Rows from a dataset of charts and code
..........
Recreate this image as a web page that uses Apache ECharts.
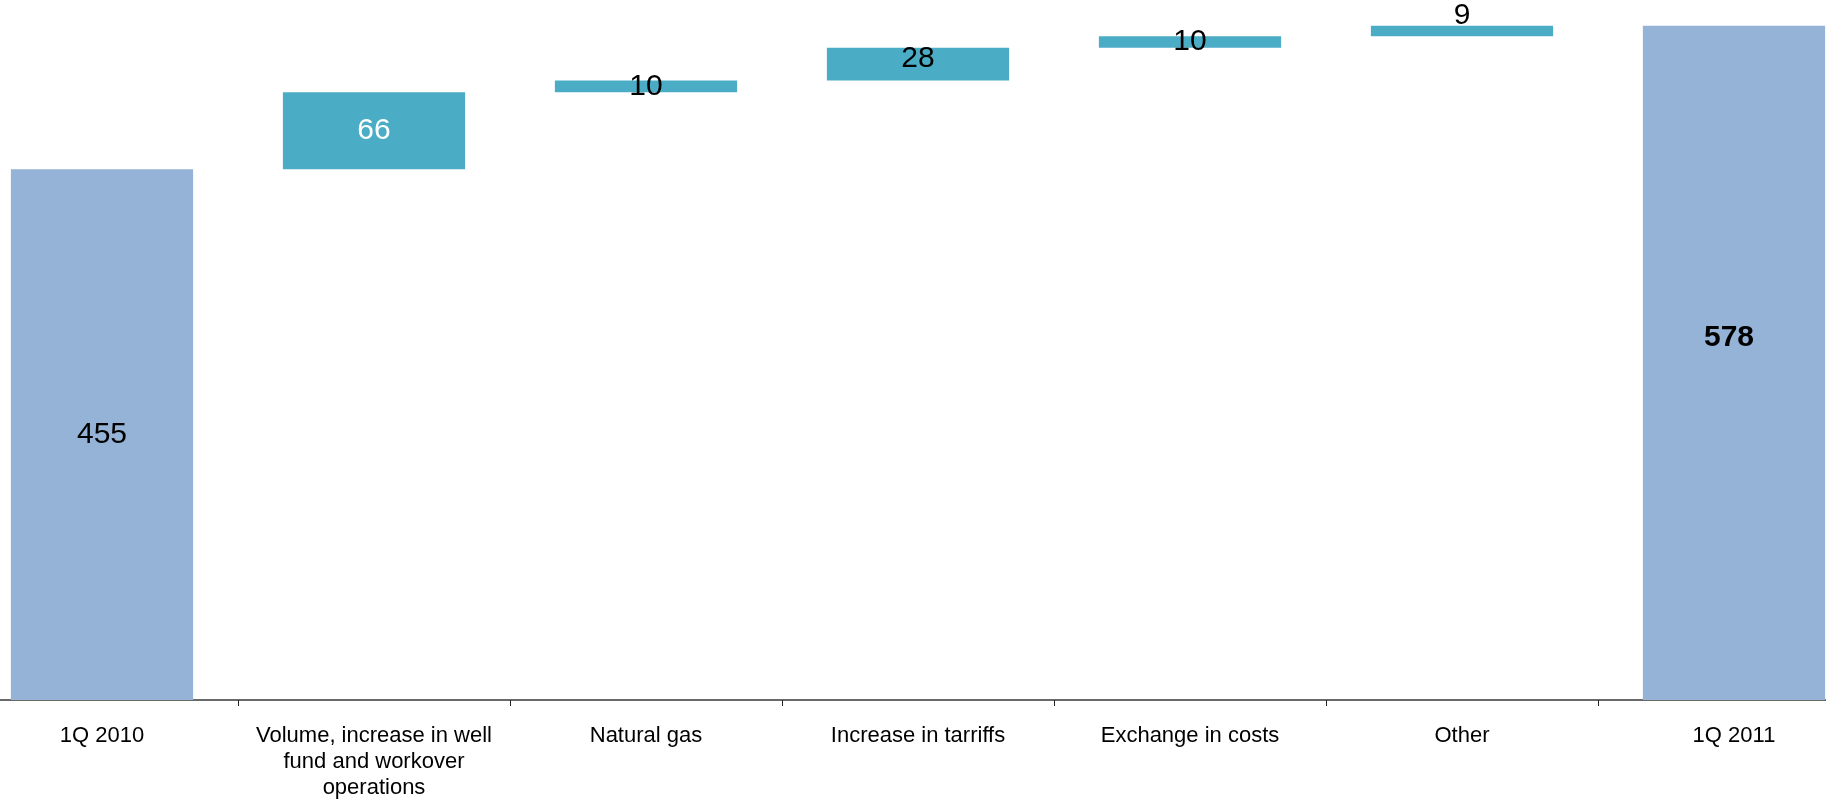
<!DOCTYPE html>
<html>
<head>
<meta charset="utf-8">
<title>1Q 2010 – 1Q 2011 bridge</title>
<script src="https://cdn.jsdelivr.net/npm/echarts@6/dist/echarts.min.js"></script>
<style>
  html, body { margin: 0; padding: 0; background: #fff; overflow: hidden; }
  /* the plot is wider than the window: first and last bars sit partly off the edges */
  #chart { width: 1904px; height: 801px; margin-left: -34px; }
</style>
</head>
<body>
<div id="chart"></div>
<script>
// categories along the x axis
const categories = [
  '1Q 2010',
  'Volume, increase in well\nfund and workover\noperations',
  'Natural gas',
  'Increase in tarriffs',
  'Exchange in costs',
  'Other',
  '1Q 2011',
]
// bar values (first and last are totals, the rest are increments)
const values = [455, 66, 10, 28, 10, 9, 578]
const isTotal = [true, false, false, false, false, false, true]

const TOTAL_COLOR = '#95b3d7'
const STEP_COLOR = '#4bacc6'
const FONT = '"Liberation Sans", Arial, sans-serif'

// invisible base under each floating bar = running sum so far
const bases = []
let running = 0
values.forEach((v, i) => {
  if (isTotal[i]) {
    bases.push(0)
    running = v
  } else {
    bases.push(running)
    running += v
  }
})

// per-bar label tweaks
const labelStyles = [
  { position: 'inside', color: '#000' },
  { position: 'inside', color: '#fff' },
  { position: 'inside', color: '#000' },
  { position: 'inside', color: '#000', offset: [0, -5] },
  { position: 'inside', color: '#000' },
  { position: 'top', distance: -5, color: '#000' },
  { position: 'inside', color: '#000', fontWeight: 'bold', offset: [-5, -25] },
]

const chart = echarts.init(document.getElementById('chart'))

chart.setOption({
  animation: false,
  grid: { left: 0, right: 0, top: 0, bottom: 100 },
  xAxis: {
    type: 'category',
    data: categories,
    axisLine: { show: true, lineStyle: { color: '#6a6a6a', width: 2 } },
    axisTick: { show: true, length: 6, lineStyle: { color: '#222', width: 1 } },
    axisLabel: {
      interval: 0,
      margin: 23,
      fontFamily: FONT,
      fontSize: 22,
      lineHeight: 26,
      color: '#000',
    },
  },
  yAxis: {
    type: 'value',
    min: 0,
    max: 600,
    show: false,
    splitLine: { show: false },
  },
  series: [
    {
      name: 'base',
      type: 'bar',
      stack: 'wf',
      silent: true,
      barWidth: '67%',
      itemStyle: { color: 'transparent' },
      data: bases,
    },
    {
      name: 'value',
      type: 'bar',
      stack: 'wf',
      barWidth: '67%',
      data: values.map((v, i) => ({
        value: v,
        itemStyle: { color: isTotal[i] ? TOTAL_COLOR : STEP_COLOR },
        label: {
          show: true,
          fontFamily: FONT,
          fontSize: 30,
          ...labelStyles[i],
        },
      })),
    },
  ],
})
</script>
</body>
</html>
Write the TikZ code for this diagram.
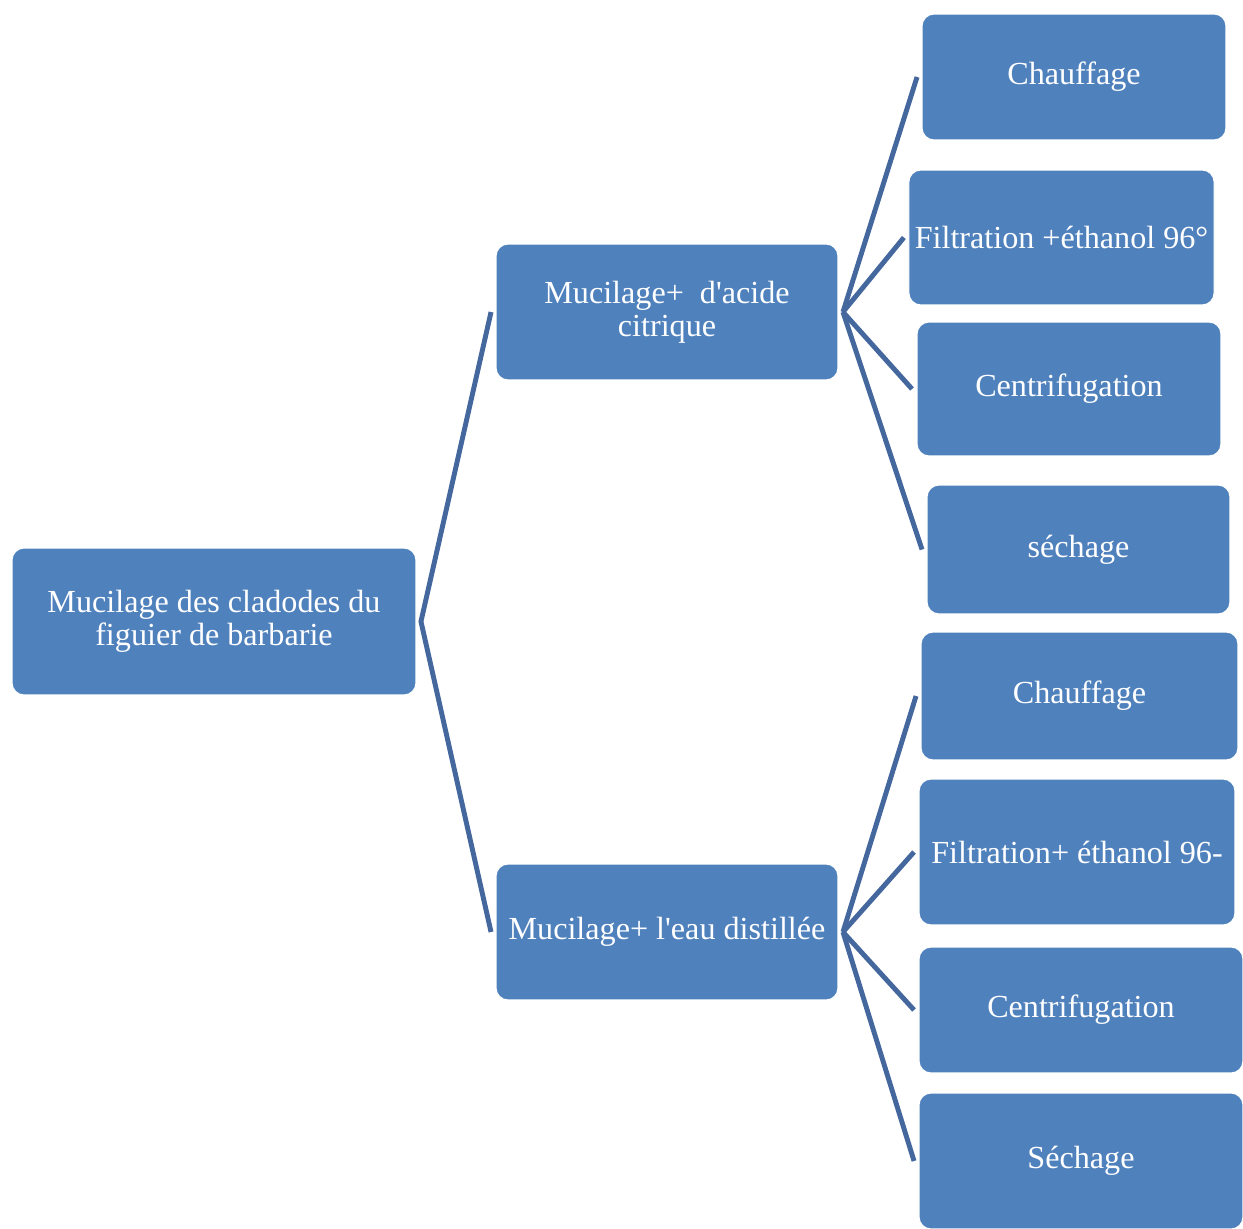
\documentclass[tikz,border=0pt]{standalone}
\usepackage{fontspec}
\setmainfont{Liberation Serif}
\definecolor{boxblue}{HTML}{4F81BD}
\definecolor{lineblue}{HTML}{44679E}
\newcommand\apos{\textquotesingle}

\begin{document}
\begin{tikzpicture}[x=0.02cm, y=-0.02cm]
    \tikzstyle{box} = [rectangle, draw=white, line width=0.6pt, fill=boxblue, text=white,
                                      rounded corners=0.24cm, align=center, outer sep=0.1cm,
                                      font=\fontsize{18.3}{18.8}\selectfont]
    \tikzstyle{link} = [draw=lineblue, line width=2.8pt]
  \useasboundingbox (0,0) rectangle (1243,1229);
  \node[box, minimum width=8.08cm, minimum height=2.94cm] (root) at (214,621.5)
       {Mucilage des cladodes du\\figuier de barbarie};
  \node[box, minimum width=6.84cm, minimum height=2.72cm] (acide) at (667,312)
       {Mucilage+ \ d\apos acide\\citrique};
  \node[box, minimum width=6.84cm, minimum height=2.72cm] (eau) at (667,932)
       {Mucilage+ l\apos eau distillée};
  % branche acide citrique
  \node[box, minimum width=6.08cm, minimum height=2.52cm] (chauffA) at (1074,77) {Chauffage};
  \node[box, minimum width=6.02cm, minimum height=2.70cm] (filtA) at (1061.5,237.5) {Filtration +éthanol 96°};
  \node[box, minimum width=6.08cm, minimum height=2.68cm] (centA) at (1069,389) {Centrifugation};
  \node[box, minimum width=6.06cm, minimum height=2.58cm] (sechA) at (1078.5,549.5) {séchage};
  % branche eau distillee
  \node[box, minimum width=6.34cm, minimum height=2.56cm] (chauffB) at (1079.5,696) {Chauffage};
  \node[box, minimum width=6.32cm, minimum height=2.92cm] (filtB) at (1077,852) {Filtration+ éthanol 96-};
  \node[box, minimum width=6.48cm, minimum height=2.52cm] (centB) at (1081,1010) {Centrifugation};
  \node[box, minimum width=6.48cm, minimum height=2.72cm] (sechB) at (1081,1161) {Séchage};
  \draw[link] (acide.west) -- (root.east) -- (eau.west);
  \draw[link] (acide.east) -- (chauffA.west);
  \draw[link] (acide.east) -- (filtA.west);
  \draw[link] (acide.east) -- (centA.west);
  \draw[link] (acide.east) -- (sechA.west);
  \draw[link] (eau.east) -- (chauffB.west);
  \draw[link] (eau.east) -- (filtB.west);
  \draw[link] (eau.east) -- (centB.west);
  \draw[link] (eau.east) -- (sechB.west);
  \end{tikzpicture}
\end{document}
..........
- [Exercise]
Transcribe all of the entries word for word, but skip any pictures they contain.

- [Correct answer]
Recreate this image as a web page that uses Apache ECharts.
<!DOCTYPE html>
<html>
<head>
<meta charset="utf-8">
<title>1Q 2010 – 1Q 2011 bridge</title>
<script src="https://cdn.jsdelivr.net/npm/echarts@6/dist/echarts.min.js"></script>
<style>
  html, body { margin: 0; padding: 0; background: #fff; overflow: hidden; }
  /* the plot is wider than the window: first and last bars sit partly off the edges */
  #chart { width: 1904px; height: 801px; margin-left: -34px; }
</style>
</head>
<body>
<div id="chart"></div>
<script>
// categories along the x axis
const categories = [
  '1Q 2010',
  'Volume, increase in well\nfund and workover\noperations',
  'Natural gas',
  'Increase in tarriffs',
  'Exchange in costs',
  'Other',
  '1Q 2011',
]
// bar values (first and last are totals, the rest are increments)
const values = [455, 66, 10, 28, 10, 9, 578]
const isTotal = [true, false, false, false, false, false, true]

const TOTAL_COLOR = '#95b3d7'
const STEP_COLOR = '#4bacc6'
const FONT = '"Liberation Sans", Arial, sans-serif'

// invisible base under each floating bar = running sum so far
const bases = []
let running = 0
values.forEach((v, i) => {
  if (isTotal[i]) {
    bases.push(0)
    running = v
  } else {
    bases.push(running)
    running += v
  }
})

// per-bar label tweaks
const labelStyles = [
  { position: 'inside', color: '#000' },
  { position: 'inside', color: '#fff' },
  { position: 'inside', color: '#000' },
  { position: 'inside', color: '#000', offset: [0, -5] },
  { position: 'inside', color: '#000' },
  { position: 'top', distance: -5, color: '#000' },
  { position: 'inside', color: '#000', fontWeight: 'bold', offset: [-5, -25] },
]

const chart = echarts.init(document.getElementById('chart'))

chart.setOption({
  animation: false,
  grid: { left: 0, right: 0, top: 0, bottom: 100 },
  xAxis: {
    type: 'category',
    data: categories,
    axisLine: { show: true, lineStyle: { color: '#6a6a6a', width: 2 } },
    axisTick: { show: true, length: 6, lineStyle: { color: '#222', width: 1 } },
    axisLabel: {
      interval: 0,
      margin: 23,
      fontFamily: FONT,
      fontSize: 22,
      lineHeight: 26,
      color: '#000',
    },
  },
  yAxis: {
    type: 'value',
    min: 0,
    max: 600,
    show: false,
    splitLine: { show: false },
  },
  series: [
    {
      name: 'base',
      type: 'bar',
      stack: 'wf',
      silent: true,
      barWidth: '67%',
      itemStyle: { color: 'transparent' },
      data: bases,
    },
    {
      name: 'value',
      type: 'bar',
      stack: 'wf',
      barWidth: '67%',
      data: values.map((v, i) => ({
        value: v,
        itemStyle: { color: isTotal[i] ? TOTAL_COLOR : STEP_COLOR },
        label: {
          show: true,
          fontFamily: FONT,
          fontSize: 30,
          ...labelStyles[i],
        },
      })),
    },
  ],
})
</script>
</body>
</html>
Write the TikZ code for this diagram.
\documentclass[tikz,border=0pt]{standalone}
\usepackage{fontspec}
\setmainfont{Liberation Serif}
\definecolor{boxblue}{HTML}{4F81BD}
\definecolor{lineblue}{HTML}{44679E}
\newcommand\apos{\textquotesingle}

\begin{document}
\begin{tikzpicture}[x=0.02cm, y=-0.02cm]
    \tikzstyle{box} = [rectangle, draw=white, line width=0.6pt, fill=boxblue, text=white,
                                      rounded corners=0.24cm, align=center, outer sep=0.1cm,
                                      font=\fontsize{18.3}{18.8}\selectfont]
    \tikzstyle{link} = [draw=lineblue, line width=2.8pt]
  \useasboundingbox (0,0) rectangle (1243,1229);
  \node[box, minimum width=8.08cm, minimum height=2.94cm] (root) at (214,621.5)
       {Mucilage des cladodes du\\figuier de barbarie};
  \node[box, minimum width=6.84cm, minimum height=2.72cm] (acide) at (667,312)
       {Mucilage+ \ d\apos acide\\citrique};
  \node[box, minimum width=6.84cm, minimum height=2.72cm] (eau) at (667,932)
       {Mucilage+ l\apos eau distillée};
  % branche acide citrique
  \node[box, minimum width=6.08cm, minimum height=2.52cm] (chauffA) at (1074,77) {Chauffage};
  \node[box, minimum width=6.02cm, minimum height=2.70cm] (filtA) at (1061.5,237.5) {Filtration +éthanol 96°};
  \node[box, minimum width=6.08cm, minimum height=2.68cm] (centA) at (1069,389) {Centrifugation};
  \node[box, minimum width=6.06cm, minimum height=2.58cm] (sechA) at (1078.5,549.5) {séchage};
  % branche eau distillee
  \node[box, minimum width=6.34cm, minimum height=2.56cm] (chauffB) at (1079.5,696) {Chauffage};
  \node[box, minimum width=6.32cm, minimum height=2.92cm] (filtB) at (1077,852) {Filtration+ éthanol 96-};
  \node[box, minimum width=6.48cm, minimum height=2.52cm] (centB) at (1081,1010) {Centrifugation};
  \node[box, minimum width=6.48cm, minimum height=2.72cm] (sechB) at (1081,1161) {Séchage};
  \draw[link] (acide.west) -- (root.east) -- (eau.west);
  \draw[link] (acide.east) -- (chauffA.west);
  \draw[link] (acide.east) -- (filtA.west);
  \draw[link] (acide.east) -- (centA.west);
  \draw[link] (acide.east) -- (sechA.west);
  \draw[link] (eau.east) -- (chauffB.west);
  \draw[link] (eau.east) -- (filtB.west);
  \draw[link] (eau.east) -- (centB.west);
  \draw[link] (eau.east) -- (sechB.west);
  \end{tikzpicture}
\end{document}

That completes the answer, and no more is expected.